SHORT TASK -> Gather each line containing the string "this" from these entries.

EXERCISE INPUTS ->
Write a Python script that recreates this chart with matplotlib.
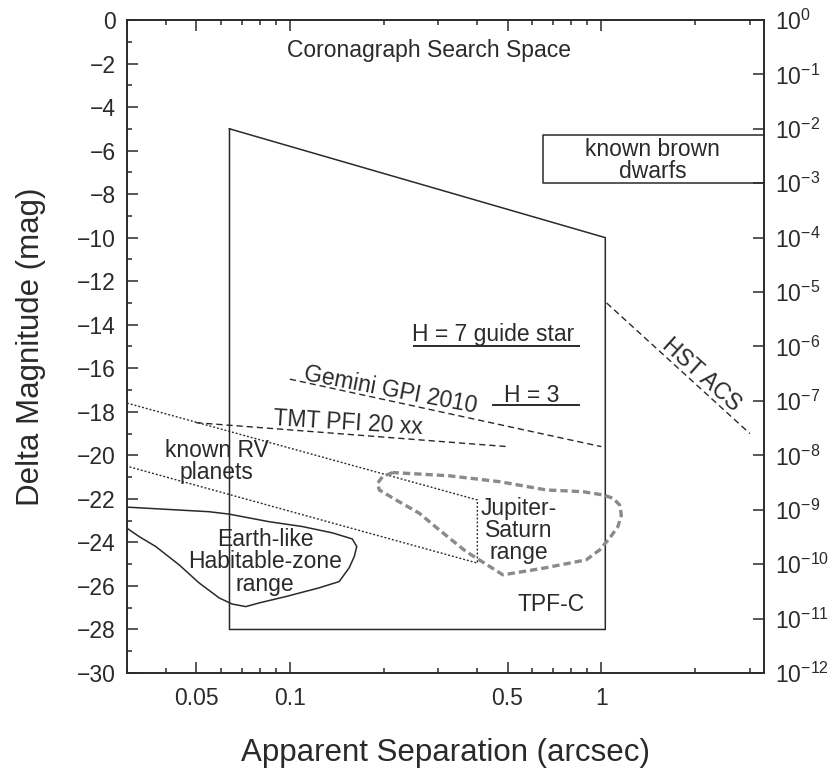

...

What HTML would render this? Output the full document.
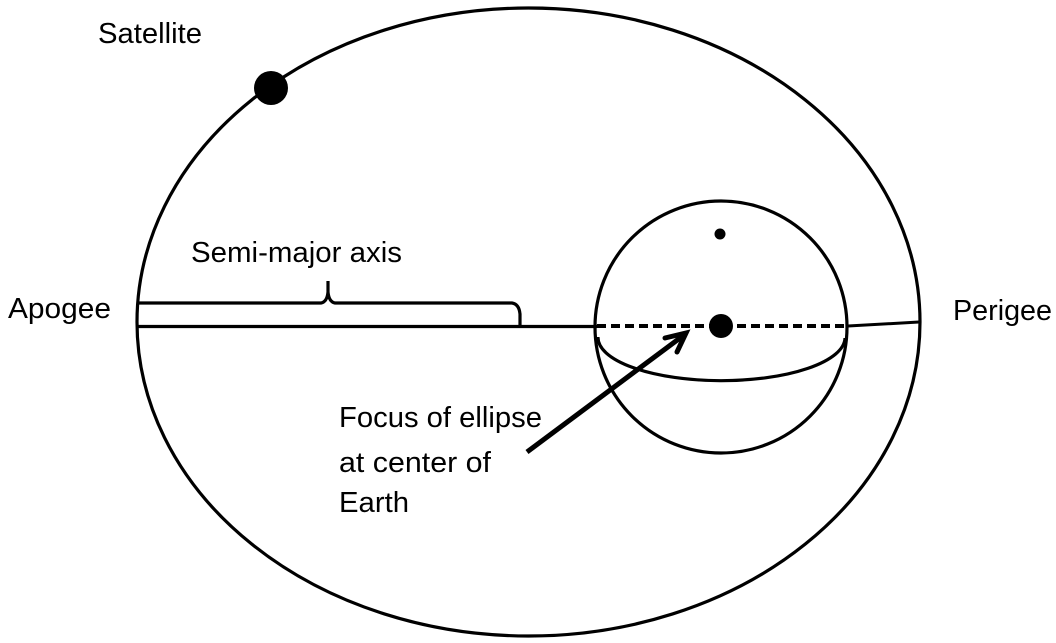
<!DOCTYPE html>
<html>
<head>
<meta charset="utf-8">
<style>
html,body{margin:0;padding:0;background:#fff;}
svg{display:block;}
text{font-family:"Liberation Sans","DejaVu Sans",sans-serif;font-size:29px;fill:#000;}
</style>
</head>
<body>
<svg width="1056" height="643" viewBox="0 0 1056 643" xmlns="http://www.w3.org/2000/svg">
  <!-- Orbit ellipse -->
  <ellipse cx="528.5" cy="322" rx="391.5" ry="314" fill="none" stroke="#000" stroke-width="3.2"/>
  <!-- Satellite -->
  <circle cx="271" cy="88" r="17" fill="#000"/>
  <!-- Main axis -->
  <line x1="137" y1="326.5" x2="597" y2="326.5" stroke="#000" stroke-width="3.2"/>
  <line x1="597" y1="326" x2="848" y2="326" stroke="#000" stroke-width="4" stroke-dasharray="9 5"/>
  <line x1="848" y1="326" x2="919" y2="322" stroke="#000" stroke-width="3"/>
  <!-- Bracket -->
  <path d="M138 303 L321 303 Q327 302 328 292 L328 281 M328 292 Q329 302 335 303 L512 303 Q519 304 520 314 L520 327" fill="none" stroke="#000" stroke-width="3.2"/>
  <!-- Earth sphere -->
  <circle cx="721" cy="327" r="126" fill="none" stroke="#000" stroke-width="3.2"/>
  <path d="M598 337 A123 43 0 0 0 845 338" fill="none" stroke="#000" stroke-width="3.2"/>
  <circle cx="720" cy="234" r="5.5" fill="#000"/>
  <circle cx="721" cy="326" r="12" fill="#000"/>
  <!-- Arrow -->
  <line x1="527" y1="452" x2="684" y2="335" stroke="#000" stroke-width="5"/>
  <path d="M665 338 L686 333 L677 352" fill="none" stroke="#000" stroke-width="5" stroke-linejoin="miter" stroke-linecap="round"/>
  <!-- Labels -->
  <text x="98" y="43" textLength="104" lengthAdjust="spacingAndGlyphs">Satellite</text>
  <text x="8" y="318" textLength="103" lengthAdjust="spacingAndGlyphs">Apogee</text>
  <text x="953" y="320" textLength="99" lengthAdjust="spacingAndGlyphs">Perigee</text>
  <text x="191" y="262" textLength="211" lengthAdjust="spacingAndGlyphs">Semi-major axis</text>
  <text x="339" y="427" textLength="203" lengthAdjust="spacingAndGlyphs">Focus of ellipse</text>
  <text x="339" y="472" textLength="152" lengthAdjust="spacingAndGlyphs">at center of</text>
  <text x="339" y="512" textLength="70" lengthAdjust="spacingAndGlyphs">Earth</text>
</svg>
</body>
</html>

RESPONSE TO THE TASK ->
Write a Python script that recreates this chart with matplotlib.
What HTML would render this? Output the full document.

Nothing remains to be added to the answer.